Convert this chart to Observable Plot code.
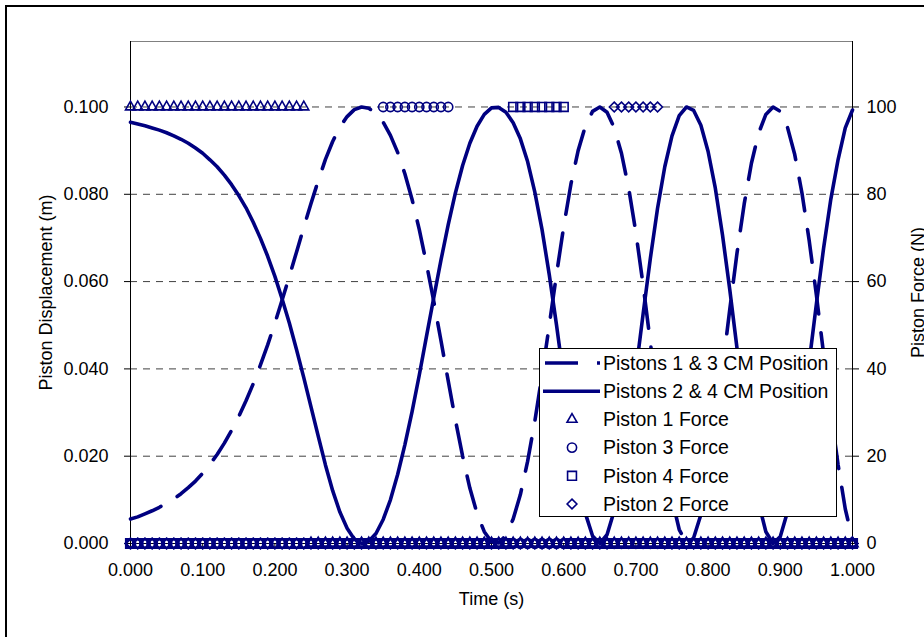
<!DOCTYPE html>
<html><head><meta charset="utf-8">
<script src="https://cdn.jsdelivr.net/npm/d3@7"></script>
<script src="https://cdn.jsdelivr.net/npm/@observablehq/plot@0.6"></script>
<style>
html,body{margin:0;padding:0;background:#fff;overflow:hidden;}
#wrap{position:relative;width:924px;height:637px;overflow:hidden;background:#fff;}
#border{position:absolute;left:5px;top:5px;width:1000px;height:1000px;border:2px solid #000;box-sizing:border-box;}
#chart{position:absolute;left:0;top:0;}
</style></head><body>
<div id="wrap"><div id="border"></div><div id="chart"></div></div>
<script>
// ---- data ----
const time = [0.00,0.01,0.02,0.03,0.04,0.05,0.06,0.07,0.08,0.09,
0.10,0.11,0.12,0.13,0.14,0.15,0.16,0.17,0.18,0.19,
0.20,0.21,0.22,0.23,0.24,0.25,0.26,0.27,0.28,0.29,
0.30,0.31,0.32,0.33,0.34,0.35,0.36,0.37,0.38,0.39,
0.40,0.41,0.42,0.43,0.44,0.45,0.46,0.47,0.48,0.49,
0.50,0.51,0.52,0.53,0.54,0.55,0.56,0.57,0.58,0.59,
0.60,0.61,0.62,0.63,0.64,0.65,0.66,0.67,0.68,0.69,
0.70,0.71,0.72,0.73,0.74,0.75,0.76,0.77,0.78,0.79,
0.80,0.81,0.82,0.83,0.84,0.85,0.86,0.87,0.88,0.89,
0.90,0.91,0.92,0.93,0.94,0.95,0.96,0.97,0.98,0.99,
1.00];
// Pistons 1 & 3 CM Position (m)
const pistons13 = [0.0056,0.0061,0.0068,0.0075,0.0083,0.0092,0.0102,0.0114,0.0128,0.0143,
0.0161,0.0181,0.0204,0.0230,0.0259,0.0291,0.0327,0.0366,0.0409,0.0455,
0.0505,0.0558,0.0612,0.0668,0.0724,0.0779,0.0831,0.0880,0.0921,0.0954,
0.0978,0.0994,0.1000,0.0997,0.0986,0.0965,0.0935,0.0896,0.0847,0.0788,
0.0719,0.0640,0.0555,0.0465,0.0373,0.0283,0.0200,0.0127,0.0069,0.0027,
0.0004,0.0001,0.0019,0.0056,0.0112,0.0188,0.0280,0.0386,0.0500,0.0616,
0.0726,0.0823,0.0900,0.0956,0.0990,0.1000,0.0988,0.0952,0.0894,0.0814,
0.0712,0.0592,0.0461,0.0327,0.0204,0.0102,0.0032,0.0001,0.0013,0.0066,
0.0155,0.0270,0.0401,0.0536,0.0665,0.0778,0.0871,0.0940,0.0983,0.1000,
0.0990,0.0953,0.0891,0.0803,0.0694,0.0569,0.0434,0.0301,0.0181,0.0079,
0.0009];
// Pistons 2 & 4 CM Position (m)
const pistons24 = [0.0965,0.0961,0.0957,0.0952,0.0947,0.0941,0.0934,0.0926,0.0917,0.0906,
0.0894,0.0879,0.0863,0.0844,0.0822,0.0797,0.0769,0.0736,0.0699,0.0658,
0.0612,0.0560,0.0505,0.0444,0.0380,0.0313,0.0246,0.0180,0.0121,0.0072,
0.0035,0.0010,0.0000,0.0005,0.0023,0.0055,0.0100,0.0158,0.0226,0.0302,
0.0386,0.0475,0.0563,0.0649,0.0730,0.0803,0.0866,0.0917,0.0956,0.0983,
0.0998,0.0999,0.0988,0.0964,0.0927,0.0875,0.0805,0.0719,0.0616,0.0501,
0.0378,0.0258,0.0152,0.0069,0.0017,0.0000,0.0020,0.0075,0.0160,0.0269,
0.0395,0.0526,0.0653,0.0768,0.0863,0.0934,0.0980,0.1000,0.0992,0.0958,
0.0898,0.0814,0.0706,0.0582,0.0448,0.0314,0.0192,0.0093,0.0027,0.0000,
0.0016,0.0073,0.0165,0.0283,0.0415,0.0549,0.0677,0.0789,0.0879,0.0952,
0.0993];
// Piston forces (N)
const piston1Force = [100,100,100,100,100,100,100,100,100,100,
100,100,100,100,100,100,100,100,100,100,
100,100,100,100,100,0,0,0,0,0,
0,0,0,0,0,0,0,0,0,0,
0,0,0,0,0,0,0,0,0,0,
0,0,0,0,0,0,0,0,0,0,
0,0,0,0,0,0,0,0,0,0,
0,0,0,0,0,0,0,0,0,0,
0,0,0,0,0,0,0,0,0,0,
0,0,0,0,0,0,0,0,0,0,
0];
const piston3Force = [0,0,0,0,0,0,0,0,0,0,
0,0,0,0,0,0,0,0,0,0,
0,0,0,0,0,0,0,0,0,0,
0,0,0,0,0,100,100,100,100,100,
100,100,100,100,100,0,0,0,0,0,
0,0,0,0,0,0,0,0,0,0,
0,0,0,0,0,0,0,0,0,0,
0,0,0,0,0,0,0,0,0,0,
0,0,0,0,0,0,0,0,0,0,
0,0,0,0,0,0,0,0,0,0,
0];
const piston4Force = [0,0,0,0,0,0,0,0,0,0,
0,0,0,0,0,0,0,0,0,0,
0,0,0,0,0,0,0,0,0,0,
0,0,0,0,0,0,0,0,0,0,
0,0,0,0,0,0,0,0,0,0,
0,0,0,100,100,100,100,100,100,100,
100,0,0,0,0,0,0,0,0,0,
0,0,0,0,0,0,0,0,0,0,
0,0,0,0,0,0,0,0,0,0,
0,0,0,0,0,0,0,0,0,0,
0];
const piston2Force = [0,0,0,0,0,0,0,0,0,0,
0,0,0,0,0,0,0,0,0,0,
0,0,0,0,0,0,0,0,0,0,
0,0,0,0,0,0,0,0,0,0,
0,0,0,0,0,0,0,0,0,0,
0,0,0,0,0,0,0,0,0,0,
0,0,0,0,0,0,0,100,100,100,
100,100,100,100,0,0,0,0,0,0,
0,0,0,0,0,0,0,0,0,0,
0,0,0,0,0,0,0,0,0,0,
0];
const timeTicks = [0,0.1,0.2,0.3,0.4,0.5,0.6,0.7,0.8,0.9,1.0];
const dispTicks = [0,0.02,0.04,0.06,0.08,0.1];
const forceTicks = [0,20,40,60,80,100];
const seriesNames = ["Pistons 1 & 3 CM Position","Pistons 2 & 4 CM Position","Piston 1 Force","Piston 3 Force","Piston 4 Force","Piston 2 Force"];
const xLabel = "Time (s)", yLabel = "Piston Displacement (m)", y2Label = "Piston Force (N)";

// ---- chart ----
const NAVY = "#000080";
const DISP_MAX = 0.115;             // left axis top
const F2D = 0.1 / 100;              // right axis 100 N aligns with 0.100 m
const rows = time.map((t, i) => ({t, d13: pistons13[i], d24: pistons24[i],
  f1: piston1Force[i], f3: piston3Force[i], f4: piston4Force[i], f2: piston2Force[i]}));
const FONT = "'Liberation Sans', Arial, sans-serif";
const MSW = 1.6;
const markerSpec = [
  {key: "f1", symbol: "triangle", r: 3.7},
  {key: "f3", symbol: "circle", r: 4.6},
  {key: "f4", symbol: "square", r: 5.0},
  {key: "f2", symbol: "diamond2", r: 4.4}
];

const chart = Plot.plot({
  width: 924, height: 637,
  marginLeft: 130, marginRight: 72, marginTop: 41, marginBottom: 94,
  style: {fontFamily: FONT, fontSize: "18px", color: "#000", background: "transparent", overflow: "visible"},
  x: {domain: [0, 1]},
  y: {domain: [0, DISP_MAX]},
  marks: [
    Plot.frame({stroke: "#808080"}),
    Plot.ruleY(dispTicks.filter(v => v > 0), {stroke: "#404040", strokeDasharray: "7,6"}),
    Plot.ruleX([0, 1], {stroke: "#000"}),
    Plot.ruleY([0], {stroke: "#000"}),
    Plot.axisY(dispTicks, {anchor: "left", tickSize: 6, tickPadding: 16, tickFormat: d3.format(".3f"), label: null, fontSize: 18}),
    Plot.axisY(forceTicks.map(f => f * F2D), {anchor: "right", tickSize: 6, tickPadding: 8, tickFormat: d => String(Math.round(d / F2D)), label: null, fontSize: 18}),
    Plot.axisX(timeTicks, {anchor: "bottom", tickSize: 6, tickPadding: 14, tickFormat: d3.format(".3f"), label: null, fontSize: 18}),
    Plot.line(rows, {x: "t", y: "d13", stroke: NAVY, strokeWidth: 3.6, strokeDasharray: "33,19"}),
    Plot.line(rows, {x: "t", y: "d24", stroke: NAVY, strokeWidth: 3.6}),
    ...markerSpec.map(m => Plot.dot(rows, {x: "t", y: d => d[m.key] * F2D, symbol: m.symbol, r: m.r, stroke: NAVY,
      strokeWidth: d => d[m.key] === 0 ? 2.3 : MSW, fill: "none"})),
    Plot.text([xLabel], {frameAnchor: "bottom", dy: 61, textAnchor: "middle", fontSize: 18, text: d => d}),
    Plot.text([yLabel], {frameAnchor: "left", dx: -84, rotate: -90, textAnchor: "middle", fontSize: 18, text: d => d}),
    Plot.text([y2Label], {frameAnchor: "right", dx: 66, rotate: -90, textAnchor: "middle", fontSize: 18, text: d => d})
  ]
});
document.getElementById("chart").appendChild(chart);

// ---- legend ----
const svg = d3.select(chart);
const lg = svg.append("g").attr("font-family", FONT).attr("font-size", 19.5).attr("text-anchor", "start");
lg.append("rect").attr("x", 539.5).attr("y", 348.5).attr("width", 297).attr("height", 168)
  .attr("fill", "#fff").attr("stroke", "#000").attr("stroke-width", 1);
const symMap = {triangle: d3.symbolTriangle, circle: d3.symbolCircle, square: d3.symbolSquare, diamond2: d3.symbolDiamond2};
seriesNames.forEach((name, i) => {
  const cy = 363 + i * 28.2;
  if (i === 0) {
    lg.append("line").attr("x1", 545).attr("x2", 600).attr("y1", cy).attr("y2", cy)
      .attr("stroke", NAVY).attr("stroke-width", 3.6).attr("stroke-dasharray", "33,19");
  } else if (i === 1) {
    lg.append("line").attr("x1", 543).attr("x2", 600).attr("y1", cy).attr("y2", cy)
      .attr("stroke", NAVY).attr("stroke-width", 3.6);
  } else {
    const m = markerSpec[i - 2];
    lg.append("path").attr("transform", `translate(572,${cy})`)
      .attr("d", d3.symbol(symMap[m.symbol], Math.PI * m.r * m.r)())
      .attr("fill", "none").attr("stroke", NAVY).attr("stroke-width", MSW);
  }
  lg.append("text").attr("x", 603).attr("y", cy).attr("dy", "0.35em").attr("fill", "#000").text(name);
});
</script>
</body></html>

--*--

Set task:
Where a line above includes "chart", copy that line.

Response for this exercise:
Convert this chart to Observable Plot code.
#chart{position:absolute;left:0;top:0;}
<div id="wrap"><div id="border"></div><div id="chart"></div></div>
// ---- chart ----
const chart = Plot.plot({
document.getElementById("chart").appendChild(chart);
const svg = d3.select(chart);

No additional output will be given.